Upaya Intel keluar dari krisis berkepanjangan kini memasuki babak baru yang kontroversial. Presiden Donald Trump pada Jumat lalu mengumumkan bahwa pemerintah AS akan mengambil 10 persen saham Intel, tanpa membayar sepeser pun.
Kepemilikan ini dibiayai dari dana CHIPS and Science Act senilai $11,1 miliar, yang semula diberikan oleh pemerintahan Biden sebagai subsidi, kini dikonversi menjadi ekuitas.
Langkah ini tidak hanya mengejutkan Wall Street, di mana saham Intel langsung naik 6,6 persen, tetapi juga menandai bentuk intervensi negara yang semakin dalam di sektor teknologi. Sejarah mencatat, pemerintah AS hanya mengambil kepemilikan di perusahaan swasta dalam situasi luar biasa, seperti bailout bank dan industri otomotif saat krisis finansial 2008.
Kini, keputusan itu dilakukan bukan karena bencana ekonomi, melainkan demi menjamin kedaulatan teknologi semikonduktor.
Intel memang berada di posisi rawan. Di tengah dominasi TSMC dan Samsung pada proses fabrikasi 3nm, Intel justru terseok, bahkan membatalkan node 20A (kelas 2nm). Proses lanjutan seperti 18A dan 14A masih dirundung masalah rendahnya hasil produksi. Tanpa sokongan negara, sulit membayangkan Intel mampu mengejar ketertinggalan.

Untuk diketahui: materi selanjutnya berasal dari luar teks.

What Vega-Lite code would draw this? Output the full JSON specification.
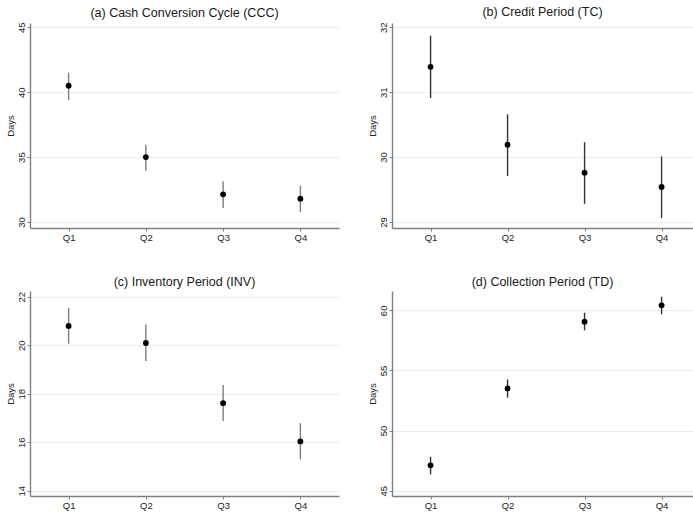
{
  "$schema": "https://vega.github.io/schema/vega-lite/v6.json",
  "background": "white",
  "padding": {"left": 5, "top": 6, "right": 0, "bottom": 5},
  "datasets": {
    "ccc": [
      {"q": "Q1", "mean": 40.5, "lo": 39.4, "hi": 41.5},
      {"q": "Q2", "mean": 35.0, "lo": 33.95, "hi": 35.96},
      {"q": "Q3", "mean": 32.13, "lo": 31.08, "hi": 33.13},
      {"q": "Q4", "mean": 31.8, "lo": 30.77, "hi": 32.8}
    ],
    "tc": [
      {"q": "Q1", "mean": 31.39, "lo": 30.91, "hi": 31.87},
      {"q": "Q2", "mean": 30.19, "lo": 29.71, "hi": 30.66},
      {"q": "Q3", "mean": 29.76, "lo": 29.28, "hi": 30.23},
      {"q": "Q4", "mean": 29.54, "lo": 29.06, "hi": 30.01}
    ],
    "inv": [
      {"q": "Q1", "mean": 20.79, "lo": 20.06, "hi": 21.53},
      {"q": "Q2", "mean": 20.09, "lo": 19.35, "hi": 20.85},
      {"q": "Q3", "mean": 17.61, "lo": 16.87, "hi": 18.36},
      {"q": "Q4", "mean": 16.03, "lo": 15.29, "hi": 16.78}
    ],
    "td": [
      {"q": "Q1", "mean": 47.11, "lo": 46.36, "hi": 47.83},
      {"q": "Q2", "mean": 53.51, "lo": 52.73, "hi": 54.26},
      {"q": "Q3", "mean": 59.06, "lo": 58.34, "hi": 59.81},
      {"q": "Q4", "mean": 60.42, "lo": 59.67, "hi": 61.14}
    ]
  },
  "spacing": 33,
  "vconcat": [
    {
      "spacing": 28,
      "hconcat": [
        {
          "title": "(a) Cash Conversion Cycle (CCC)",
          "width": 309, "height": 205,
          "data": {"name": "ccc"},
          "layer": [
            {"mark": {"type": "rule", "color": "#7f7f7f", "strokeWidth": 1.4},
             "encoding": {
               "x": {"field": "q", "type": "ordinal", "scale": {"type": "point", "padding": 0.5}, "axis": {"title": null}},
               "y": {"field": "lo", "type": "quantitative", "scale": {"domain": [29.54, 45.33], "nice": false, "zero": false}, "axis": {"title": "Days", "values": [30, 35, 40, 45], "format": "d"}},
               "y2": {"field": "hi"}
             }},
            {"mark": {"type": "point", "filled": true, "color": "#000000", "size": 34, "opacity": 1},
             "encoding": {
               "x": {"field": "q", "type": "ordinal"},
               "y": {"field": "mean", "type": "quantitative"}
             }}
          ]
        },
        {
          "title": "(b) Credit Period (TC)",
          "width": 301, "height": 205,
          "data": {"name": "tc"},
          "layer": [
            {"mark": {"type": "rule", "color": "#333333", "strokeWidth": 1.4},
             "encoding": {
               "x": {"field": "q", "type": "ordinal", "scale": {"type": "point", "padding": 0.4545, "align": 0.551}, "axis": {"title": null}},
               "y": {"field": "lo", "type": "quantitative", "scale": {"domain": [28.907, 32.066], "nice": false, "zero": false}, "axis": {"title": "Days", "values": [29, 30, 31, 32], "format": "d"}},
               "y2": {"field": "hi"}
             }},
            {"mark": {"type": "point", "filled": true, "color": "#000000", "size": 34, "opacity": 1},
             "encoding": {
               "x": {"field": "q", "type": "ordinal"},
               "y": {"field": "mean", "type": "quantitative"}
             }}
          ]
        }
      ]
    },
    {
      "spacing": 28,
      "hconcat": [
        {
          "title": "(c) Inventory Period (INV)",
          "width": 309, "height": 205,
          "data": {"name": "inv"},
          "layer": [
            {"mark": {"type": "rule", "color": "#7f7f7f", "strokeWidth": 1.4},
             "encoding": {
               "x": {"field": "q", "type": "ordinal", "scale": {"type": "point", "padding": 0.5}, "axis": {"title": null}},
               "y": {"field": "lo", "type": "quantitative", "scale": {"domain": [13.78, 22.235], "nice": false, "zero": false}, "axis": {"title": "Days", "values": [14, 16, 18, 20, 22], "format": "d"}},
               "y2": {"field": "hi"}
             }},
            {"mark": {"type": "point", "filled": true, "color": "#000000", "size": 34, "opacity": 1},
             "encoding": {
               "x": {"field": "q", "type": "ordinal"},
               "y": {"field": "mean", "type": "quantitative"}
             }}
          ]
        },
        {
          "title": "(d) Collection Period (TD)",
          "width": 301, "height": 205,
          "data": {"name": "td"},
          "layer": [
            {"mark": {"type": "rule", "color": "#333333", "strokeWidth": 1.4},
             "encoding": {
               "x": {"field": "q", "type": "ordinal", "scale": {"type": "point", "padding": 0.4545, "align": 0.551}, "axis": {"title": null}},
               "y": {"field": "lo", "type": "quantitative", "scale": {"domain": [44.56, 61.61], "nice": false, "zero": false}, "axis": {"title": "Days", "values": [45, 50, 55, 60], "format": "d"}},
               "y2": {"field": "hi"}
             }},
            {"mark": {"type": "point", "filled": true, "color": "#000000", "size": 34, "opacity": 1},
             "encoding": {
               "x": {"field": "q", "type": "ordinal"},
               "y": {"field": "mean", "type": "quantitative"}
             }}
          ]
        }
      ]
    }
  ],
  "config": {
    "view": {"stroke": null},
    "font": "Liberation Sans",
    "title": {"fontSize": 12.5, "fontWeight": "normal", "color": "#1a1a1a", "font": "Liberation Sans", "offset": 3, "anchor": "middle"},
    "axis": {
      "domainColor": "#808080", "domainWidth": 1.4,
      "tickColor": "#808080", "tickSize": 3, "tickWidth": 1,
      "labelFont": "Liberation Sans", "labelFontSize": 9.5, "labelColor": "#222222",
      "titleFont": "Liberation Sans", "titleFontSize": 9.5, "titleFontWeight": "normal", "titleColor": "#222222"
    },
    "axisX": {"grid": false, "labelPadding": 1, "labelAngle": 0},
    "axisY": {"grid": true, "gridColor": "#e6eff0", "gridWidth": 1, "labelAngle": -90, "labelAlign": "center", "labelBaseline": "bottom", "labelPadding": 1, "titlePadding": 1}
  }
}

Namun, langkah Trump ini menimbulkan pertanyaan besar. Apakah negara kini siap menjadi pemegang saham permanen di perusahaan teknologi strategis? Jika iya, industri swasta AS berpotensi kehilangan sebagian otonomi yang selama ini menjadi kekuatannya.
Di sisi lain, strategi ini bisa menjadi preseden bagi intervensi lebih luas, dari semikonduktor hingga pasokan mineral langka yang juga masuk radar CHIPS Act.
Intel mungkin yang pertama, tetapi jelas bukan yang terakhir. Keputusan ini membuka jalan bagi model kapitalisme negara ala AS: ketika pasar gagal, pemerintah turun tangan bukan hanya sebagai regulator, melainkan juga pemilik.